TW 2.0 will likely be slowly implemented over the next several years.

“We developed that in order to provide that initial version of continuous vetting, focusing on high-value data sources through automated record checks. Those continuous record checks that are turned on right now mean that issues of potential risk to an individual’s trustworthiness that may have taken years to discover in the past are now identified and addressed in very near real-time data,” Green said in a statement.

While continuous vetting is now fully operational, Green said the department encourages individuals who are experiencing issues, “such as with finances,” to report them to their security manager.

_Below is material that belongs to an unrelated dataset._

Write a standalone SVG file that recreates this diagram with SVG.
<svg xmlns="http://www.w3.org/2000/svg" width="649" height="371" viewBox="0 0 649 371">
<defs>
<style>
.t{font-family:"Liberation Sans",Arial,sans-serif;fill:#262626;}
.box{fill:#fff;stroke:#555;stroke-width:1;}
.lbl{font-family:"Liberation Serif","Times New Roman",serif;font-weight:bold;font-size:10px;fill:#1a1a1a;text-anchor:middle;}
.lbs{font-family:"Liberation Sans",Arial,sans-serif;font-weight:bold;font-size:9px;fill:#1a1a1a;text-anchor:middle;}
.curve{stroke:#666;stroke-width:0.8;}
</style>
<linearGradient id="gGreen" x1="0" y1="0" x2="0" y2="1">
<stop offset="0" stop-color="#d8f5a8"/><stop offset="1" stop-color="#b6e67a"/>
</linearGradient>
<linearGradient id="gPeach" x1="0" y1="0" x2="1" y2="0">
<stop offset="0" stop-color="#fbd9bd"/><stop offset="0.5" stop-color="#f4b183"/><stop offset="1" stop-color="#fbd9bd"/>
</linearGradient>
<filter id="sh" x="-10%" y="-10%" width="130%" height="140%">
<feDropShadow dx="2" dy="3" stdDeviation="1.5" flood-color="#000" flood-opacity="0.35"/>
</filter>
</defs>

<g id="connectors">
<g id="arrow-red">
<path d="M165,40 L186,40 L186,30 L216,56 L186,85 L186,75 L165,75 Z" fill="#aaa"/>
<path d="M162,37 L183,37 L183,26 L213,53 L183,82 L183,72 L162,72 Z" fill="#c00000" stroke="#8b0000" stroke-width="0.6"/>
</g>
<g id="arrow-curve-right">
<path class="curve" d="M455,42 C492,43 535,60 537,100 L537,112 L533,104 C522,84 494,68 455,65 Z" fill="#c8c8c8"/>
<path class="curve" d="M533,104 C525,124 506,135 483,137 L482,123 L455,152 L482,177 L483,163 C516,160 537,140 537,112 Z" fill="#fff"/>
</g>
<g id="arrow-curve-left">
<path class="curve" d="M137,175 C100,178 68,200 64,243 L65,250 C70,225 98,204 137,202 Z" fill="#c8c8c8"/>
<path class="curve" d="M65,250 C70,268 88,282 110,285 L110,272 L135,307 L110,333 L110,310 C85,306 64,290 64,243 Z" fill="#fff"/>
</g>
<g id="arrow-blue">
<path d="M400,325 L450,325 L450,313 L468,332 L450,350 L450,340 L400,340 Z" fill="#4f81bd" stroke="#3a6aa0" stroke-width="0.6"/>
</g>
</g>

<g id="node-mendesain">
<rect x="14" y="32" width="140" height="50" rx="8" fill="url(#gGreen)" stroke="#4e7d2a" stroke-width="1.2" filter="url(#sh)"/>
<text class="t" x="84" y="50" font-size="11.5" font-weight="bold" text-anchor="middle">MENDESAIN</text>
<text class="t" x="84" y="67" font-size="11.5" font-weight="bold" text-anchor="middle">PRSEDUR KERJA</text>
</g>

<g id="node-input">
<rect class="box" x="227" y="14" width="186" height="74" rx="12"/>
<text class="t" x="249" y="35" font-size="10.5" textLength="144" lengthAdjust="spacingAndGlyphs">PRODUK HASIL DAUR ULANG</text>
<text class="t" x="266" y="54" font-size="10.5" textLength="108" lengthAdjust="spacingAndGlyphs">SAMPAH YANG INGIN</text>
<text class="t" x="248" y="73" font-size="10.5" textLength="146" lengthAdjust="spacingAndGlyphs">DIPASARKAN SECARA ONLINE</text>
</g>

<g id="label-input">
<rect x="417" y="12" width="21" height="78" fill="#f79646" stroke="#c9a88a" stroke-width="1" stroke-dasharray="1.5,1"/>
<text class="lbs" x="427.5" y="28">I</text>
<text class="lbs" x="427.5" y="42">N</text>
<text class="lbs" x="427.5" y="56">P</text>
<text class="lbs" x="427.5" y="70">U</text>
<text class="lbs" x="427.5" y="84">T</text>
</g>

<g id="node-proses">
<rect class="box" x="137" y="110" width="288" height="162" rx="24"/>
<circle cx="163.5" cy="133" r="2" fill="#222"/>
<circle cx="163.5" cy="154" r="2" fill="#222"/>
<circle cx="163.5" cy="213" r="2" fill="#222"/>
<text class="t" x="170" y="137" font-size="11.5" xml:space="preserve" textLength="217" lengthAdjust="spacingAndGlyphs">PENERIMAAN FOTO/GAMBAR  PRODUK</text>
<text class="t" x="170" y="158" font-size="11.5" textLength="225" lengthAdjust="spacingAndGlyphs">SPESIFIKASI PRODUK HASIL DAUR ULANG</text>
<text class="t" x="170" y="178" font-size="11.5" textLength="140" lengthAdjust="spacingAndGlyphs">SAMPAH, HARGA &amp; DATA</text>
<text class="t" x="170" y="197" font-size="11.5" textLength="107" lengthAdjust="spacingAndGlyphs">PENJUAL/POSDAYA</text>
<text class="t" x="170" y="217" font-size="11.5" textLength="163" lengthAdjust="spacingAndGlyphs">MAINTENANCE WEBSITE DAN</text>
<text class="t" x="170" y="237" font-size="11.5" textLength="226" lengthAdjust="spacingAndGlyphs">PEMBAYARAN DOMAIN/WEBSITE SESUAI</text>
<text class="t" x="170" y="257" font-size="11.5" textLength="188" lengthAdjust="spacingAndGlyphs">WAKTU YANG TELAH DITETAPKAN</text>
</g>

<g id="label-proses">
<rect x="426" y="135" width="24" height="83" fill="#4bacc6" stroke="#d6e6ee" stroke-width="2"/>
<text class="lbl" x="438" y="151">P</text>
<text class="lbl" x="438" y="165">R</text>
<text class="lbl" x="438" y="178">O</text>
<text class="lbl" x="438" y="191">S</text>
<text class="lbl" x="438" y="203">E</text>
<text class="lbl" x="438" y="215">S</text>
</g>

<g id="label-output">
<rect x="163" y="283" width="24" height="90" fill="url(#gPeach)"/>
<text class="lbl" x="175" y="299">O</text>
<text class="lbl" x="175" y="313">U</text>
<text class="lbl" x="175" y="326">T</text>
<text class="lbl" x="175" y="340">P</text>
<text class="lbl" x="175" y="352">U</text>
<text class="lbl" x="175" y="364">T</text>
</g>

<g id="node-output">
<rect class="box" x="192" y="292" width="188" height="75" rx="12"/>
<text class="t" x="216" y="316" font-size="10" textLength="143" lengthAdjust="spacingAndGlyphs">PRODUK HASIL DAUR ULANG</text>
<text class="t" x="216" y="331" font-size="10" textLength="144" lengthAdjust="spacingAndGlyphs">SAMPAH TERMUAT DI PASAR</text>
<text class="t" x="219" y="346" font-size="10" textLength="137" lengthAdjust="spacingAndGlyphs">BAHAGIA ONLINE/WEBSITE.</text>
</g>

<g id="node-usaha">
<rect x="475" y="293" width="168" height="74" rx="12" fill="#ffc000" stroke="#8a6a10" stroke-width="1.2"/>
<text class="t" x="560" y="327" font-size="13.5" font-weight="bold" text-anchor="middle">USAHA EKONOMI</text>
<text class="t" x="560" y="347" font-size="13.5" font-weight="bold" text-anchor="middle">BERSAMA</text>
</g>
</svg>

“Self-reporting is a critical piece of continuous vetting and we prefer to have already known about the incident prior to an alert being generated in the system,” she said.

In its next stage – TW 1.5 – more data categories will be added.

“In addition to the criminal and terrorism checks that are now being done, suspicious financial activity and foreign travel will also be monitored. When TW 1.5 begins, periodic reinvestigations will no longer be necessary,” the DOD release stated

DCSA is the U.S. government’s largest security organization, whose mission is to “secure the trustworthiness of the U.S. government’s workforce, the integrity of its cleared contractor support, and the uncompromised nature of its technologies, services, and supply chains through vetting, industry engagement, counterintelligence support, and education.”

In May, the DOD pushed back on a report alleging the department has plans to monitor service members’ social media for extremist activity, with the Pentagon’s top spokesman calling it “misreporting.”

The Intercept previously reported that a domestic extremism group working within the Biden administration’s DoD was currently designing a new social media screening program under the leadership of Bishop Garrison, a senior adviser to the secretary of defense, internal Pentagon documents reviewed by the outlet revealed. The program will reportedly “continuously” scan military personnel for “concerning behaviors.”